Localizing light in the eye for diagnostic and therapeutic applications
Natural Sciences and Engineering Research Council of Canada
- Grant type: Collaborative Health Research Projects
- Year: 2010/11
- Total Funding: $78,845
University of Waterloo
The retina of the eye contains light sensitive cells, neurons and blood vessels. Recent adaptive optics technology to correct for the optical effects of eye tissue on light now enables light to be precisely focused onto these structures of the retina at the rear of the eye. As a result, very detailed images are possible, which will assist in the diagnosis and understanding of eye disease due to diabetes. This application has four objectives: 1) to develop an instrument with adaptive optical correction to allow the study of the structural damage due to diabetes at a cellular level in the eyes of children and adolescents; 2) to determine whether the earliest changes associated with diabetic eye disease occur in neural cells or in blood vessels; 3) to use the high-resolution instrument and optical methods to locally test the function of the normal and diabetic retina and visual system and 4) to assess the feasibility of precise delivery of light onto the retina for earlier and better treatment of diabetic eye disease.
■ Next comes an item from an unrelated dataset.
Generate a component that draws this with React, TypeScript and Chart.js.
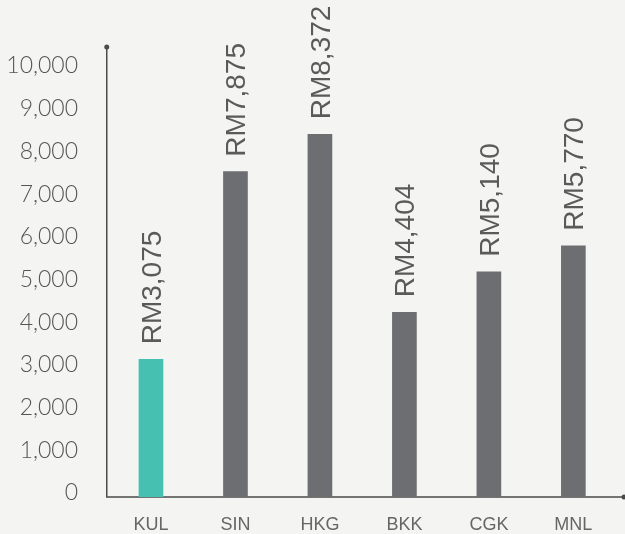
import React, { useEffect, useRef } from "react";
import { Chart, registerables } from "chart.js";

Chart.register(...registerables);

const categories = ["KUL", "SIN", "HKG", "BKK", "CGK", "MNL"];
const barValues = [3225, 7620, 8495, 4325, 5275, 5885];
const valueLabels = ["RM3,075", "RM7,875", "RM8,372", "RM4,404", "RM5,140", "RM5,770"];
const barColors = ["#45c0b1", "#6d6e71", "#6d6e71", "#6d6e71", "#6d6e71", "#6d6e71"];
const yMin = 0;
const yMax = 10000;
const yStep = 1000;

const axisPlugin = {
  id: "customAxes",
  beforeDatasetsDraw(chart: any) {
    const { ctx } = chart;
    const xs = chart.scales.x;
    const ys = chart.scales.y;
    const x0 = xs.left - 2;
    const y0 = ys.getPixelForValue(0);
    ctx.save();
    ctx.strokeStyle = "#4a4a4a";
    ctx.fillStyle = "#4a4a4a";
    ctx.lineWidth = 1.5;
    ctx.beginPath();
    ctx.moveTo(x0, ys.top - 23);
    ctx.lineTo(x0, y0);
    ctx.lineTo(chart.width - 1, y0);
    ctx.stroke();
    ctx.beginPath();
    ctx.arc(x0, ys.top - 23, 2.5, 0, Math.PI * 2);
    ctx.fill();
    ctx.beginPath();
    ctx.arc(chart.width - 1, y0, 2.5, 0, Math.PI * 2);
    ctx.fill();
    ctx.restore();
  },
  afterDatasetsDraw(chart: any) {
    const { ctx } = chart;
    const meta = chart.getDatasetMeta(0);
    ctx.save();
    ctx.fillStyle = "#5a5a5a";
    ctx.font = "28px 'Liberation Sans', Arial, sans-serif";
    ctx.textAlign = "left";
    ctx.textBaseline = "alphabetic";
    meta.data.forEach((bar: any, i: number) => {
      ctx.save();
      ctx.translate(bar.x, bar.y - 15);
      ctx.rotate(-Math.PI / 2);
      ctx.fillText(valueLabels[i], 0, 10);
      ctx.restore();
    });
    ctx.restore();
  },
};

export default function App() {
  const ref = useRef<HTMLCanvasElement | null>(null);
  useEffect(() => {
    if (!ref.current) return;
    const chart = new Chart(ref.current, {
      type: "bar",
      data: {
        labels: categories,
        datasets: [
          {
            data: barValues,
            backgroundColor: barColors,
            borderWidth: 0,
            barThickness: 24,
          },
        ],
      },
      options: {
        responsive: false,
        animation: false,
        layout: { padding: { top: 70, right: 9.4, left: 0, bottom: 0 } },
        plugins: { legend: { display: false }, tooltip: { enabled: false } },
        scales: {
          x: {
            grid: { display: false, drawTicks: false },
            border: { display: false },
            ticks: {
              color: "#666666",
              font: { family: "'Liberation Sans', Arial, sans-serif", size: 18 },
              padding: 17,
            },
            afterFit(scale: any) {
              scale.height = 37;
            },
          },
          y: {
            min: yMin,
            max: yMax,
            grid: { display: false, drawTicks: false },
            border: { display: false },
            ticks: {
              stepSize: yStep,
              color: "#555555",
              font: { family: "Lato, sans-serif", size: 23, weight: "300" },
              padding: 30.7,
              labelOffset: -4,
              callback: (v: any) => Number(v).toLocaleString("en-US"),
            },
            afterFit(scale: any) {
              scale.width = 108.75;
              scale.paddingBottom = 0;
              scale.paddingTop = 0;
            },
          },
        },
      },
      plugins: [axisPlugin],
    });
    return () => chart.destroy();
  }, []);
  return (
    <div
      style={{
        position: "absolute",
        left: 0,
        top: 0,
        width: 625,
        height: 534,
        background: "#f4f4f2",
      }}
    >
      <canvas ref={ref} width={625} height={534} />
    </div>
  );
}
The novel instrument developed here will give high quality images of the changes in cells in both the vessels and the neurons in the retina. Because of increased resolution and contrast, the new instrument will make previously invisible features visible, answering an important scientific question of whether changes in neurons occur before, at the same time as or after changes to vessels. From a new, precise analysis of the activity in retinal neurons and of visual function, early changes in vision in diabetes will also be assessed. Adaptive optics, in combination with the new instrument, focus light to a small spot. With shaping in time, light with short, intense pulses may, in the future, be precisely delivered to the retina for less invasive therapies. This research will lead to earlier diagnosis, the understanding of the disease progression and better treatment of childhood diabetes. Earlier detection and earlier and better treatment of the effects of diabetes in the retina will prevent vision loss and its associated impact on quality of life. The new instrumentation and methods developed here may have broader applications to other eye diseases.